-- BEGIN Recorded data --

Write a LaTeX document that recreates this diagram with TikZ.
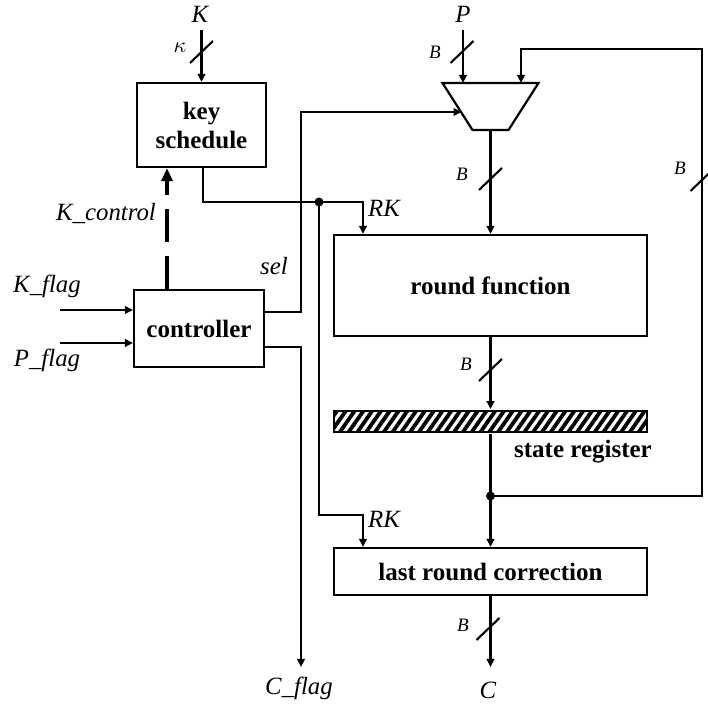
\documentclass[tikz,border=0pt]{standalone}
\usepackage{fontspec}
\setmainfont{Liberation Serif}
\usetikzlibrary{arrows.meta,patterns.meta}

\tikzset{
  wire/.style={line width=1.05pt},
  arr/.style={wire,-{Triangle[length=4pt,width=3.8pt]}},
  block/.style={draw,line width=1.1pt,inner sep=0pt,font=\fontsize{12.5}{14.5}\selectfont\bfseries,align=center},
  lab/.style={inner sep=0pt,font=\fontsize{12.4}{14}\selectfont\itshape},
  buslab/.style={inner sep=0pt,font=\fontsize{9.5}{11}\selectfont\itshape},
  busmark/.pic={\draw[wire] (-5.75pt,-5.5pt) -- (5.75pt,5.5pt);},
  jdot/.style={circle,fill,inner sep=0pt,minimum size=4.5pt}
}

\begin{document}
\begin{tikzpicture}[x=0.5pt,y=-0.5pt]
\useasboundingbox (0,0) rectangle (708,704);

% blocks
\node[block,minimum width=64.5pt,minimum height=42pt] (ks) at (201.5,125) {key\\schedule};
\node[block,minimum width=65pt,minimum height=38.5pt] (ctrl) at (199,328.5) {controller};
\node[block,minimum width=156.5pt,minimum height=50.5pt] (rf) at (490.5,285.5) {round function};
\node[draw,line width=1.1pt,inner sep=0pt,minimum width=156.5pt,minimum height=10.5pt,
      pattern={Lines[angle=55,distance=3.6pt,line width=1.9pt]}] (sr) at (490.5,421.5) {};
\node[block,minimum width=156.5pt,minimum height=23.5pt] (lrc) at (490.5,571.5) {last round correction};

% multiplexer
\coordinate (mtl) at (442.5,83);
\coordinate (mtr) at (538.5,83);
\coordinate (mbr) at (508.5,130);
\coordinate (mbl) at (472.5,130);
\draw[line width=1.1pt] (mtl) -- (mtr) -- (mbr) -- (mbl) -- cycle;
\coordinate (mP) at (463,83);
\coordinate (mfb) at (521,83);
\coordinate (msel) at (461.5,112);
\coordinate (mout) at (490.5,130);

% external labels
\node[lab] (K) at (200,14) {K};
\node[lab] (P) at (463,14) {P};
\node[lab] (Kf) at (47,286) {K\_flag};
\node[lab] (Pf) at (47,360) {P\_flag};
\node[lab] (sel) at (274,266) {sel};
\node[lab] (Kc) at (106,214) {K\_control};
\node[lab] (Cf) at (299,688) {C\_flag};
\node[lab] (C) at (488,690) {C};
\node[lab] (rk1) at (384,208) {RK};
\node[lab] (rk2) at (384,519) {RK};
\node[inner sep=0pt,font=\fontsize{12.5}{14}\selectfont\bfseries] (srl) at (583,452) {state register};

% key input
\coordinate (kin) at (201.5,30);
\draw[arr] (kin) -- (ks.north);
\pic at (201.5,52) {busmark};
\node[inner sep=0pt,font=\fontsize{10.5}{12}\selectfont] (kap) at (180,48) {$\kappa$};

% plaintext input
\coordinate (pin) at (463,30);
\draw[arr] (pin) -- (mP);
\pic at (462,52) {busmark};
\node[buslab] (bP) at (435,52) {B};

% multiplexer output
\draw[arr] (mout) -- (rf.north);
\pic at (490.5,179) {busmark};
\node[buslab] (bM) at (462,174) {B};

% round key
\coordinate (ks1) at (ks.south -| 203,0);
\coordinate (rkj) at (319,202);
\coordinate (rkr) at (rf.north -| 363,0);
\coordinate (rkl) at (lrc.north -| 363,0);
\draw[arr] (ks1) |- (rkj) -| (rkr);
\draw[arr] (rkj) -- (319,515) -| (rkl);
\node[jdot] at (rkj) {};

% control lines
\coordinate (cs) at (ctrl.east |- 0,312);
\coordinate (cc) at (ctrl.east |- 0,347);
\coordinate (cfe) at (301,667);
\draw[arr] (cs) -- (301,312) |- (msel);
\draw[arr] (cc) -- (301,347) -- (cfe);
\coordinate (kfs) at (60,310);
\coordinate (pfs) at (60,343);
\draw[arr] (kfs) -- (ctrl.west |- kfs);
\draw[arr] (pfs) -- (ctrl.west |- pfs);
\coordinate (kc0) at (ctrl.north -| 167,0);
\coordinate (kc1) at (ks.south -| 167,0);
\draw[line width=1.7pt,dash pattern=on 16.5pt off 7pt,-{Triangle[length=6.5pt,width=5.5pt]}] (kc0) -- (kc1);

% round function to state register
\draw[arr] (rf.south) -- (sr.north);
\pic at (490.5,370) {busmark};
\node[buslab] (bR) at (466,364) {B};

% state register to last round correction, feedback to the multiplexer
\coordinate (fbj) at (490.5,496);
\draw[arr] (sr.south) -- (lrc.north);
\draw[arr] (fbj) -- (702,496) -- (702,49) -| (mfb);
\node[jdot] at (fbj) {};
\pic at (702,180) {busmark};
\node[buslab] (bF) at (680,168) {B};

% ciphertext output
\coordinate (cout) at (490.5,667);
\draw[arr] (lrc.south) -- (cout);
\pic at (488,629) {busmark};
\node[buslab] (bC) at (463,625) {B};
\end{tikzpicture}
\end{document}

-- END Recorded data --

Brief:
Take the listing above and print it exactly, apart from the pictures.

Task answer:
Write a LaTeX document that recreates this diagram with TikZ.
\documentclass[tikz,border=0pt]{standalone}
\usepackage{fontspec}
\setmainfont{Liberation Serif}
\usetikzlibrary{arrows.meta,patterns.meta}

\tikzset{
  wire/.style={line width=1.05pt},
  arr/.style={wire,-{Triangle[length=4pt,width=3.8pt]}},
  block/.style={draw,line width=1.1pt,inner sep=0pt,font=\fontsize{12.5}{14.5}\selectfont\bfseries,align=center},
  lab/.style={inner sep=0pt,font=\fontsize{12.4}{14}\selectfont\itshape},
  buslab/.style={inner sep=0pt,font=\fontsize{9.5}{11}\selectfont\itshape},
  busmark/.pic={\draw[wire] (-5.75pt,-5.5pt) -- (5.75pt,5.5pt);},
  jdot/.style={circle,fill,inner sep=0pt,minimum size=4.5pt}
}

\begin{document}
\begin{tikzpicture}[x=0.5pt,y=-0.5pt]
\useasboundingbox (0,0) rectangle (708,704);

% blocks
\node[block,minimum width=64.5pt,minimum height=42pt] (ks) at (201.5,125) {key\\schedule};
\node[block,minimum width=65pt,minimum height=38.5pt] (ctrl) at (199,328.5) {controller};
\node[block,minimum width=156.5pt,minimum height=50.5pt] (rf) at (490.5,285.5) {round function};
\node[draw,line width=1.1pt,inner sep=0pt,minimum width=156.5pt,minimum height=10.5pt,
      pattern={Lines[angle=55,distance=3.6pt,line width=1.9pt]}] (sr) at (490.5,421.5) {};
\node[block,minimum width=156.5pt,minimum height=23.5pt] (lrc) at (490.5,571.5) {last round correction};

% multiplexer
\coordinate (mtl) at (442.5,83);
\coordinate (mtr) at (538.5,83);
\coordinate (mbr) at (508.5,130);
\coordinate (mbl) at (472.5,130);
\draw[line width=1.1pt] (mtl) -- (mtr) -- (mbr) -- (mbl) -- cycle;
\coordinate (mP) at (463,83);
\coordinate (mfb) at (521,83);
\coordinate (msel) at (461.5,112);
\coordinate (mout) at (490.5,130);

% external labels
\node[lab] (K) at (200,14) {K};
\node[lab] (P) at (463,14) {P};
\node[lab] (Kf) at (47,286) {K\_flag};
\node[lab] (Pf) at (47,360) {P\_flag};
\node[lab] (sel) at (274,266) {sel};
\node[lab] (Kc) at (106,214) {K\_control};
\node[lab] (Cf) at (299,688) {C\_flag};
\node[lab] (C) at (488,690) {C};
\node[lab] (rk1) at (384,208) {RK};
\node[lab] (rk2) at (384,519) {RK};
\node[inner sep=0pt,font=\fontsize{12.5}{14}\selectfont\bfseries] (srl) at (583,452) {state register};

% key input
\coordinate (kin) at (201.5,30);
\draw[arr] (kin) -- (ks.north);
\pic at (201.5,52) {busmark};
\node[inner sep=0pt,font=\fontsize{10.5}{12}\selectfont] (kap) at (180,48) {$\kappa$};

% plaintext input
\coordinate (pin) at (463,30);
\draw[arr] (pin) -- (mP);
\pic at (462,52) {busmark};
\node[buslab] (bP) at (435,52) {B};

% multiplexer output
\draw[arr] (mout) -- (rf.north);
\pic at (490.5,179) {busmark};
\node[buslab] (bM) at (462,174) {B};

% round key
\coordinate (ks1) at (ks.south -| 203,0);
\coordinate (rkj) at (319,202);
\coordinate (rkr) at (rf.north -| 363,0);
\coordinate (rkl) at (lrc.north -| 363,0);
\draw[arr] (ks1) |- (rkj) -| (rkr);
\draw[arr] (rkj) -- (319,515) -| (rkl);
\node[jdot] at (rkj) {};

% control lines
\coordinate (cs) at (ctrl.east |- 0,312);
\coordinate (cc) at (ctrl.east |- 0,347);
\coordinate (cfe) at (301,667);
\draw[arr] (cs) -- (301,312) |- (msel);
\draw[arr] (cc) -- (301,347) -- (cfe);
\coordinate (kfs) at (60,310);
\coordinate (pfs) at (60,343);
\draw[arr] (kfs) -- (ctrl.west |- kfs);
\draw[arr] (pfs) -- (ctrl.west |- pfs);
\coordinate (kc0) at (ctrl.north -| 167,0);
\coordinate (kc1) at (ks.south -| 167,0);
\draw[line width=1.7pt,dash pattern=on 16.5pt off 7pt,-{Triangle[length=6.5pt,width=5.5pt]}] (kc0) -- (kc1);

% round function to state register
\draw[arr] (rf.south) -- (sr.north);
\pic at (490.5,370) {busmark};
\node[buslab] (bR) at (466,364) {B};

% state register to last round correction, feedback to the multiplexer
\coordinate (fbj) at (490.5,496);
\draw[arr] (sr.south) -- (lrc.north);
\draw[arr] (fbj) -- (702,496) -- (702,49) -| (mfb);
\node[jdot] at (fbj) {};
\pic at (702,180) {busmark};
\node[buslab] (bF) at (680,168) {B};

% ciphertext output
\coordinate (cout) at (490.5,667);
\draw[arr] (lrc.south) -- (cout);
\pic at (488,629) {busmark};
\node[buslab] (bC) at (463,625) {B};
\end{tikzpicture}
\end{document}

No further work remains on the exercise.